A reserva de “seu” Valgueiro é a segunda em área de caatinga em Pernambuco. A primeira, chamada “Maurício Dantas”, fica no município de Betânia, criado há quatro anos pelo funcionário público Fábio Dantas, que também homenageou o filho morto em acidente.”

Ver o site Folha do Meio Ambiente http://www.folhadomeio.com.br/publix/fma/folha/2003/04/valgueiro.html

Apesar do texto anterior conter erros relativos a história da passagem da Coluna Prestes pela região, temos que dar os parabéns a Natanael (Seja neste ou em um plano superior) e a sua família pela notável ação com a criação da Reserva Particular do Patrimônio Natural Cantidio Valgueiro, na Ecoregião denominada “Depressão Sertaneja Setentrional”.

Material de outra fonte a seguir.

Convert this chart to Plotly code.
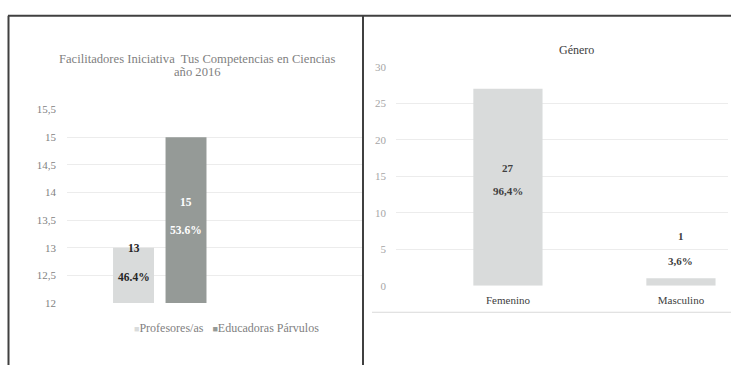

Segundo indicações do ICMBIO, a RPPN da Fazenda Taboleiro Comprido é na área da foto. No canto esquerdo o Rio Pajeú e a estrada mostrada é a PE-390. Fonte – http://www.earth.google.com/intl/pt/

Aparentemente o filho de Natanael tinha o mesmo nome do sogro e tio do seu pai e era dentista segundo eu apurei.

A preservação deste local deixa para as futuras gerações, um pedaço da caatinga próxima ao Rio Pajeú que foi autênticamente pisado tanto pela Coluna Prestes, como pelo bando de Lampião e seus perseguidores.